The Core + Expansion Campaign

Players often cringe at the idea of restricted choices when starting a campaign, but this concept thrives on it. Start your “Core Campaign” with a limited number of races, classes, types of items, locations and pretty much anything else you can limit. Decide what kind of story you want to tell, what kind of character your friends want to play, and then work out what kind of restrictions you should put on the Core game. Run the game with a limited plot for 4-6 or 6-10 adventures and then wrap it up. Characters can die, subplots can remain unresolved, but give a good sense of closure to the game.

After whatever amount of time feels comfortable and works for you and your players, introduce an “Expansion Pack” to your campaign and run another mini-campaign of 4-10 adventures. With the introduction of the Expansion, add a handful of races that can now be played, perhaps a new class the players now have access too, and even introduce new locations and regions the players can explore. If you plan it all out from the beginning the Core to Expansion experience could be something truly magical.
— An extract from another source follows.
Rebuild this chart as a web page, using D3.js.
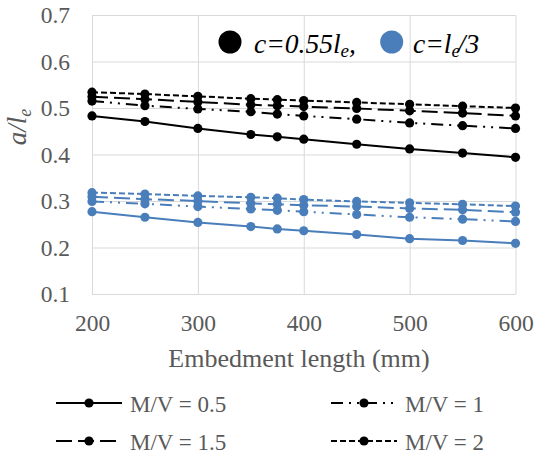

Imagine that one of the subplots of your core campaign involves the creation of warforged, or the founding of a school where swordmages are trained and then you lead into the expansion campaign where both of these options are now available to players.

Procedural Awesomeness

Perhaps the biggest aspect of this campaign style that I am most excited to experiment with is the potential for player’s actions to influence the expansions to the core campaign. Players, especially those that fall into the storyteller archetype, love it when their decisions and actions have a large influence on the direction of the campaign (which is why Sandbox campaigns are such a hot topic all the time). If one or more of your players develop a deep rivalry/hatred of Hags through playing their character perhaps you could have an expansion campaign with Hags as the primary villains and introduce a region of the world where Hags live in large populations.

In the past some of my favorite campaign moments have been flash forward scenes to the heroes long after we last saw them or the return of a known character or NPC in successive campaigns. The mini-campaign concept thrives on these moments and also makes them more common, but I hope no less magical for the players. The Core + Expansion concept provides an interesting frame work to build a series of mini-campaigns, but perhaps more importantly it also plays very well into my thoughts on world building through play by (hopefully) reducing the amount of work the DM needs to put into the campaigns.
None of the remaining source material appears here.